The twelth General Parliamentary Elections were held in Jamaica on 30 March 1993 for all 60 seats in the House of Representatives. Elections were held 11 months before they were constitutionally due.
Electoral System
The 60 members of the House of Representatives are elected in single-member constituencies by first-past-the-post voting. There is no fixed election date in effect in Jamaica at this time; hence, the choice of election date is the prerogative of the Prime Minister.
The Representation of the People Act permits the candidacy of voters above the age of 21. Any Commonwealth citizen residing in Jamaica can vote in the election if they are older than 18 years. To be included on the ballot, a nomination must include the signatures of at least ten eligible voters from the same constituency. The nomination form must then be submitted during a four-hour period on nomination day.
Background
Incumbent Prime Minister Percival Patterson announced on 9 March 1993 that early general elections would be held on 30 March. He had succeeded Prime Minister Michael Manley in 1992 when the latter had resigned for health reasons.
Political Parties & Candidates
The two main contenders were Patterson’s social-democratic People’s National Party (PNP) and former Prime Minister Edward Seaga’s conservative Jamaica Labour Party (JLP). A total of 127 candidates contested the election with the PNP and JLP each presenting a full slate of 60 candidates. There were also seven independents.
Campaign
The three-week campaign was marred by violence, which left at least 10 people including an election supervisor, dead. The PNP government had just granted significant salary increases to teachers and the police. It advocated free-market policies and stated its intention to privatize State-owned corporations and deregulate the foreign exchange market. In addition, it promised to pay attention to the problems of the public transport sector. As for the JLP, it accused Mr. Patterson of racist overtones in his campaign and denounced the scandals that had plagued the PNP’s management of the country.

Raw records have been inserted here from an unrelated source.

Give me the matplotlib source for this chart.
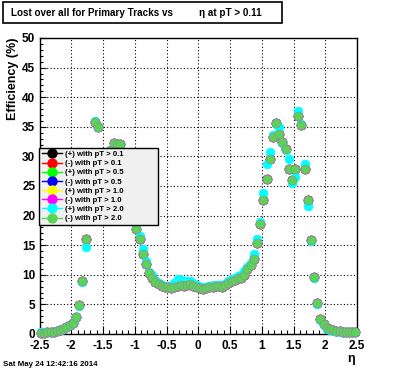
import matplotlib
matplotlib.use("Agg")
import matplotlib.pyplot as plt
from matplotlib.lines import Line2D
from matplotlib.patches import Rectangle
from matplotlib.ticker import MultipleLocator

plt.rcParams['font.family'] = ['Liberation Sans', 'DejaVu Sans']
plt.rcParams['font.weight'] = 'bold'

# bin centres in eta (100 bins, -2.5 .. 2.5)
eta = [-2.475, -2.425, -2.375, -2.325, -2.275, -2.225, -2.175, -2.125, -2.075, -2.025,
       -1.975, -1.925, -1.875, -1.825, -1.775, -1.725, -1.675, -1.625, -1.575, -1.525,
       -1.475, -1.425, -1.375, -1.325, -1.275, -1.225, -1.175, -1.125, -1.075, -1.025,
       -0.975, -0.925, -0.875, -0.825, -0.775, -0.725, -0.675, -0.625, -0.575, -0.525,
       -0.475, -0.425, -0.375, -0.325, -0.275, -0.225, -0.175, -0.125, -0.075, -0.025,
       0.025, 0.075, 0.125, 0.175, 0.225, 0.275, 0.325, 0.375, 0.425, 0.475,
       0.525, 0.575, 0.625, 0.675, 0.725, 0.775, 0.825, 0.875, 0.925, 0.975,
       1.025, 1.075, 1.125, 1.175, 1.225, 1.275, 1.325, 1.375, 1.425, 1.475,
       1.525, 1.575, 1.625, 1.675, 1.725, 1.775, 1.825, 1.875, 1.925, 1.975,
       2.025, 2.075, 2.125, 2.175, 2.225, 2.275, 2.325, 2.375, 2.425, 2.475]

# (-) with pT > 2.0 (drawn on top, the others sit underneath)
eff_neg = [0.2, 0.2, 0.3, 0.3, 0.4, 0.5, 0.6, 0.8, 1.1, 1.5,
           1.9, 2.9, 4.9, 8.9, 16.0, 22.5, 28.5, 35.8, 34.9, 30.0,
           27.0, 29.0, 31.0, 32.2, 32.1, 32.1, 30.5, 27.0, 23.0, 19.5,
           17.8, 16.0, 13.5, 11.9, 10.3, 9.5, 8.8, 8.4, 8.1, 8.0,
           7.9, 7.8, 8.0, 8.1, 8.2, 8.1, 8.3, 8.4, 8.1, 7.9,
           7.7, 7.6, 7.8, 7.9, 8.0, 8.1, 8.1, 8.0, 8.2, 8.6,
           8.9, 9.1, 9.4, 9.5, 10.0, 10.9, 11.6, 12.6, 15.4, 18.5,
           22.7, 26.2, 29.6, 33.2, 35.7, 33.8, 32.4, 31.3, 27.8, 26.0,
           27.8, 36.8, 35.3, 27.8, 22.7, 15.9, 9.7, 5.2, 2.5, 1.7,
           1.0, 0.8, 0.6, 0.5, 0.5, 0.4, 0.4, 0.4, 0.3, 0.3]

# (+) with pT > 2.0
eff_pos = [0.3, 0.3, 0.3, 0.4, 0.4, 0.5, 0.6, 0.8, 1.1, 1.5,
           1.9, 2.8, 4.8, 8.8, 14.7, 22.0, 28.0, 35.9, 35.0, 30.0,
           27.0, 29.0, 31.0, 32.0, 32.0, 32.0, 30.5, 27.0, 23.0, 20.0,
           18.2, 16.6, 14.4, 12.3, 10.5, 10.0, 9.1, 8.6, 8.3, 8.1,
           8.0, 8.1, 8.6, 9.3, 9.2, 9.0, 8.9, 9.0, 8.6, 8.3,
           8.0, 7.9, 8.0, 8.1, 8.2, 8.3, 8.3, 8.3, 8.5, 8.9,
           9.3, 9.5, 9.8, 10.0, 10.6, 11.4, 12.0, 13.5, 16.0, 19.0,
           23.9, 28.7, 30.7, 33.6, 35.4, 34.9, 32.2, 31.0, 29.6, 25.5,
           26.6, 37.6, 35.5, 28.7, 21.6, 15.7, 9.5, 5.0, 2.4, 1.6,
           0.9, 0.7, 0.5, 0.5, 0.4, 0.4, 0.4, 0.3, 0.3, 0.3]

labels = ['(+) with pT > 0.1', '(-) with pT > 0.1', '(+) with pT > 0.5', '(-) with pT > 0.5',
          '(+) with pT > 1.0', '(-) with pT > 1.0', '(+) with pT > 2.0', '(-) with pT > 2.0']
colors = ['#000000', '#ff0000', '#00ff00', '#0000ff', '#ffff00', '#ff00ff', '#00ffff', '#59d454']
# hidden series lie under the top ones
series = [eff_neg, eff_neg, eff_neg, eff_neg, eff_neg, eff_neg, eff_pos, eff_neg]

fig = plt.figure(figsize=(3.96, 3.72), dpi=100)
ax = fig.add_axes([39.5 / 396, 38 / 372, 317.5 / 396, 296 / 372])

for lab, col, vals in zip(labels, colors, series):
    ec = '#9a80a8' if col == '#59d454' else col
    ax.plot(eta, vals, 'o', color=col, markersize=6.4, markeredgecolor=ec,
            markeredgewidth=0.4, clip_on=False, label=lab, zorder=3)

ax.set_xlim(-2.5, 2.5)
ax.set_ylim(0, 50)
ax.xaxis.set_major_locator(MultipleLocator(0.5))
ax.xaxis.set_minor_locator(MultipleLocator(0.1))
ax.yaxis.set_major_locator(MultipleLocator(5))
ax.yaxis.set_minor_locator(MultipleLocator(1))
ax.set_xticks([-2.5, -2, -1.5, -1, -0.5, 0, 0.5, 1, 1.5, 2, 2.5])
ax.set_xticklabels(['-2.5', '-2', '-1.5', '-1', '-0.5', '0', '0.5', '1', '1.5', '2', '2.5'])
ax.tick_params(axis='x', which='major', direction='in', length=6, width=0.8, pad=4.5,
               labelsize=8.5, top=False)
ax.tick_params(axis='x', which='minor', direction='in', length=3, width=0.8, top=False)
ax.tick_params(axis='y', which='major', direction='in', length=4.5, width=0.8, pad=3,
               labelsize=8.5, right=False)
ax.tick_params(axis='y', which='minor', direction='in', length=2.5, width=0.8, right=False)
for t in ax.get_xticklabels() + ax.get_yticklabels():
    t.set_fontweight('bold')
ax.grid(True, which='major', color='black', linestyle=(0, (1, 2)), linewidth=0.8)
ax.set_axisbelow(True)
for sp in ax.spines.values():
    sp.set_linewidth(1.0)

ax.set_ylabel('Efficiency (%)', fontsize=9, fontweight='bold')
ax.yaxis.set_label_coords(-0.083, 1.0)
ax.yaxis.label.set_horizontalalignment('right')
ax.yaxis.label.set_verticalalignment('center')

fig.text(351 / 396, 1 - 359 / 372, 'η', fontsize=9, ha='center', va='center')

# legend (ROOT style: marker plus line)
handles = [Line2D([], [], color=c, marker='o', markersize=6.4, linewidth=1.0) for c in colors]
leg = ax.legend(handles, labels, loc='upper left',
                bbox_to_anchor=(39 / 396, 1 - 148 / 372, 119 / 396, 0.0),
                bbox_transform=fig.transFigure, mode='expand',
                prop={'weight': 'bold', 'size': 5.6}, labelspacing=0.22,
                handlelength=2.6, handletextpad=0.45, borderpad=0.35,
                borderaxespad=0, fancybox=False, framealpha=1, facecolor='#f0f0f0',
                edgecolor='black')
leg.get_frame().set_linewidth(1.0)
leg.set_zorder(5)

# title box
fig.patches.append(Rectangle((3 / 396, 1 - 23 / 372), 279 / 396, 21 / 372,
                             transform=fig.transFigure, facecolor='white',
                             edgecolor='black', linewidth=1.2))
fig.text(11 / 396, 1 - 13 / 372, 'Lost over all for Primary Tracks vs',
         fontsize=7.1, fontweight='bold', va='center', ha='left')
fig.text(199 / 396, 1 - 13 / 372, 'η at pT > 0.11',
         fontsize=7.1, fontweight='bold', va='center', ha='left')

fig.text(3 / 396, 1 - 364 / 372, 'Sat May 24 12:42:16 2014',
         fontsize=5.7, fontweight='bold', va='center', ha='left')

fig.savefig('out.png', dpi=100)
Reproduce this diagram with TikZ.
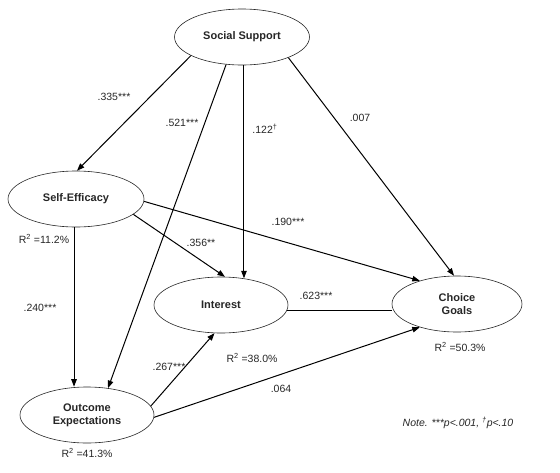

Polling was fraught with violent incidents in spite of an undertaking by candidates of both parties to restrain their supporters. Voting operations had to be suspended in at least one constituency (Kingston, the capital) as a result of this violence.
Results
On election day, the PNP won a landslide victory (the largest in Jamaica’s history of free elections), with a total of 51 seats. Mr. Seaga denounced the results, alleging fraud and irregularities and announced that the JLP would boycott Parliament until an enquiry was conducted into these allegations and reforms carried out in the security services and electoral sector.
Prime Minister Patterson subsequently formed a new 16-member Cabinet, retaining most of the previous Ministers.